Kamil has just defended a dissertation on Medieval Metaphysics of Artefacts 1250-1500 at the University of Toronto. His main interests lie in late medieval metaphysics and natural philosophy, as well as palaeography and textual editing, since his research draws extensively on manuscript sources. He also has a secondary interest in late scholasticism.

From July 2022, he will be a Junior Research Fellow at Trinity College, Cambridge, where his main new project will concern late medieval debates about the ontological status of numbers: whether numbers are entities distinct from numbered things, and if so, what they are and how they exist.

Davide Falessi

Davide is a PhD student in a joint programme between the University of Lucerne and the École Pratique des Hautes Études in Paris. He is interested in the relationship between logic and metaphysics and his doctoral research is dedicated to the several senses of being in late medieval philosophy within a broad project titled Senses of Being. The Medieval Reception of Aristotle’s doctrine starting from Metaphysics V 7.

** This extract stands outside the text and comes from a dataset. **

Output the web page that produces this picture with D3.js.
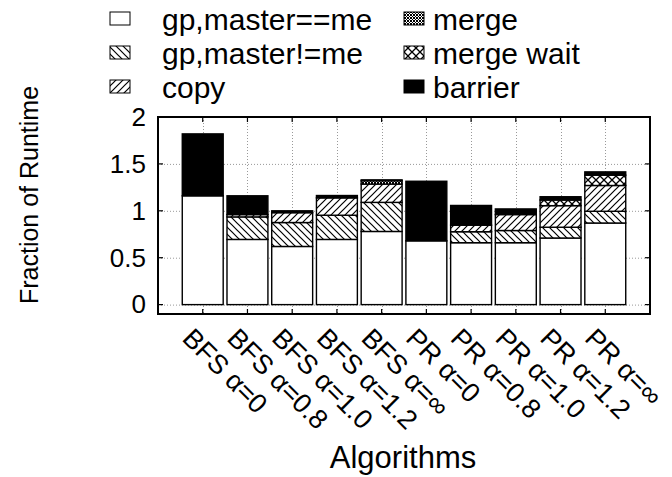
<!DOCTYPE html>
<html>
<head>
<meta charset="utf-8">
<script src="https://cdn.jsdelivr.net/npm/d3@7"></script>
<style>
  body { margin: 0; background: #fff; }
  svg { display: block; font-family: "Liberation Sans", Arial, Helvetica, sans-serif; }
</style>
</head>
<body>
<svg id="chart" width="672" height="477"></svg>
<script>
// Runtime breakdown per algorithm configuration (fractions of baseline runtime)
const categories = ["BFS α=0", "BFS α=0.8", "BFS α=1.0", "BFS α=1.2", "BFS α=∞",
                    "PR α=0", "PR α=0.8", "PR α=1.0", "PR α=1.2", "PR α=∞"];
const gpMasterEq = [1.16, 0.695, 0.62, 0.695, 0.78, 0.68, 0.66, 0.66, 0.71, 0.87];
const gpMasterNe = [0, 0.24, 0.255, 0.258, 0.31, 0, 0.117, 0.13, 0.115, 0.125];
const copyTime   = [0, 0.025, 0.105, 0.185, 0.195, 0, 0.07, 0.17, 0.23, 0.275];
const mergeTime  = [0, 0, 0, 0, 0.035, 0, 0, 0, 0, 0];
const mergeWait  = [0, 0, 0, 0, 0, 0, 0, 0, 0.06, 0.11];
const barrier    = [0.66, 0.2, 0.02, 0.025, 0.01, 0.635, 0.21, 0.06, 0.035, 0.035];
const seriesNames = ["gp,master==me", "gp,master!=me", "copy", "merge", "merge wait", "barrier"];
const yTicks = [0, 0.5, 1, 1.5, 2];
const yTickLabels = ["0", "0.5", "1", "1.5", "2"];

const seriesValues = [gpMasterEq, gpMasterNe, copyTime, mergeTime, mergeWait, barrier];
const fills = ["#fff", "url(#hatchBack)", "url(#hatchFwd)", "url(#crossDense)", "url(#crossWide)", "#000"];

const svg = d3.select("#chart");
const plot = { left: 158, right: 650, top: 117, bottom: 314 };

const x = d3.scaleLinear().domain([-1, categories.length]).range([plot.left, plot.right]);
const y = d3.scaleLinear().domain([-0.1, 2]).range([plot.bottom, plot.top]);
const slot = x(1) - x(0);
const barW = slot * 0.915;

// Fill patterns
const defs = svg.append("defs");
function pattern(id, size, d, sw, bg) {
  const p = defs.append("pattern").attr("id", id).attr("patternUnits", "userSpaceOnUse")
    .attr("width", size).attr("height", size);
  p.append("rect").attr("width", size).attr("height", size).attr("fill", bg || "#fff");
  p.append("path").attr("d", d).attr("stroke", "#000").attr("stroke-width", sw).attr("fill", "none");
}
pattern("hatchBack", 7, "M0,0L7,7M-1,6L1,8M6,-1L8,1", 1.2);
pattern("hatchFwd", 7, "M0,7L7,0M-1,1L1,-1M6,8L8,6", 1.2);
pattern("crossDense", 3, "M0,0L3,3M0,3L3,0", 1.0);
pattern("crossWide", 8, "M0,0L8,8M0,8L8,0", 1.3);

// Grid
const grid = svg.append("g").attr("stroke", "#999").attr("stroke-width", 1).attr("stroke-dasharray", "1,2");
grid.selectAll("line.gy").data(yTicks).join("line")
  .attr("x1", plot.left).attr("x2", plot.right)
  .attr("y1", d => y(d) + 0.5).attr("y2", d => y(d) + 0.5);
grid.selectAll("line.gx").data(categories).join("line")
  .attr("x1", (d, i) => Math.round(x(i)) + 0.5).attr("x2", (d, i) => Math.round(x(i)) + 0.5)
  .attr("y1", plot.top).attr("y2", plot.bottom);

// Stacked bars
const rows = categories.map((c, i) => {
  const r = { name: c, i };
  seriesNames.forEach((s, k) => r[s] = seriesValues[k][i]);
  return r;
});
const stacked = d3.stack().keys(seriesNames)(rows);
const bars = svg.append("g");
stacked.forEach((layer, k) => {
  bars.append("g").selectAll("rect").data(layer.filter(d => d[1] - d[0] > 0)).join("rect")
    .attr("x", d => x(d.data.i) - barW / 2)
    .attr("width", barW)
    .attr("y", d => y(d[1]))
    .attr("height", d => y(d[0]) - y(d[1]))
    .attr("fill", fills[k])
    .attr("stroke", "#000")
    .attr("stroke-width", 1.4);
});

// Axes with inward ticks
const ticksG = svg.append("g").attr("stroke", "#000").attr("stroke-width", 1.2);
yTicks.forEach(t => {
  ticksG.append("line").attr("x1", plot.left).attr("x2", plot.left + 5).attr("y1", y(t)).attr("y2", y(t));
  ticksG.append("line").attr("x1", plot.right).attr("x2", plot.right - 5).attr("y1", y(t)).attr("y2", y(t));
});
categories.forEach((c, i) => {
  ticksG.append("line").attr("x1", x(i)).attr("x2", x(i)).attr("y1", plot.bottom).attr("y2", plot.bottom - 5);
  ticksG.append("line").attr("x1", x(i)).attr("x2", x(i)).attr("y1", plot.top).attr("y2", plot.top + 5);
});

const yAxis = d3.axisLeft(y).tickValues(yTicks).tickFormat((d, i) => yTickLabels[i]).tickSize(0).tickPadding(12);
svg.append("g").attr("transform", `translate(${plot.left},0)`).call(yAxis)
  .call(g => g.select(".domain").remove())
  .selectAll("text").attr("font-size", 26).attr("font-family", "Liberation Sans, Arial, sans-serif").attr("fill", "#000");

svg.append("rect").attr("x", plot.left).attr("y", plot.top)
  .attr("width", plot.right - plot.left).attr("height", plot.bottom - plot.top)
  .attr("fill", "none").attr("stroke", "#000").attr("stroke-width", 2);

// Category labels, rotated
svg.append("g").selectAll("text").data(categories).join("text")
  .attr("transform", (d, i) => `translate(${x(i) - 8},${plot.bottom + 12}) rotate(45)`)
  .attr("font-size", 27).attr("dy", "0.72em").text(d => d);

// Axis titles
svg.append("text").attr("x", 403).attr("y", 468)
  .attr("text-anchor", "middle").attr("font-size", 31).text("Algorithms");
svg.append("text").attr("transform", `translate(38,195) rotate(-90)`)
  .attr("text-anchor", "middle").attr("font-size", 25).text("Fraction of Runtime");

// Legend
const legend = svg.append("g");
seriesNames.forEach((s, k) => {
  const col = Math.floor(k / 3), row = k % 3;
  const lx = col === 0 ? 110 : 404, ly = 19 + row * 34;
  legend.append("rect").attr("x", lx).attr("y", ly - 7).attr("width", 20).attr("height", 13)
    .attr("fill", fills[k]).attr("stroke", "#000").attr("stroke-width", 1);
  legend.append("text").attr("x", col === 0 ? 162 : 433).attr("y", ly).attr("dy", "0.35em")
    .attr("font-size", 30).text(s);
});
</script>
</body>
</html>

One of his main interests is continuity and, more in detail, the opposition between a realist and a nominalist account of points in a continuum. Starting from that, his research is focused on the notion of infinity and on the role of logic, especially modal logic, for the explanation of the ontological status of the indivisible and the set-up of the structure of a continuous quantity.

Andrei Marinca

Andrei is an associate professor at Babeș-Bolyai University (Cluj, Romania). He recently defended his Phd thesis Debates on the Continuum in the Natural Philosophy of XIVth Century. His research interests focus on the history of medieval atomism, Arabic philosophy, and the history of medieval universities.

Sylvain Roudaut

Sylvain is a researcher at the CNRS-SPHERE. Previously, he was a postdoctoral researcher at the Department of Philosophy at Stockholm University. Together with Henrik Lagerlund and Erik Åkerlund, he is currently working on the research project The Mechanization of Philosophy, 1300-1700. His main research interests are the interaction between natural philosophy, metaphysics and mathematics in the Middle Ages. More precisely, he is currently investigating the increasing importance of mechanical explanations in late medieval thought focusing on three interrelated themes: the increasing reduction of formal causality to efficient causation; the evolution of theories of material substances; the quantification of natural properties.

Sylvan Roudaut, Cecilia Trifogli and I have presented a panel dedicated to the interplay of medieval mathematics and physics at the next 2022 SIEPM congress, which will take place in Paris.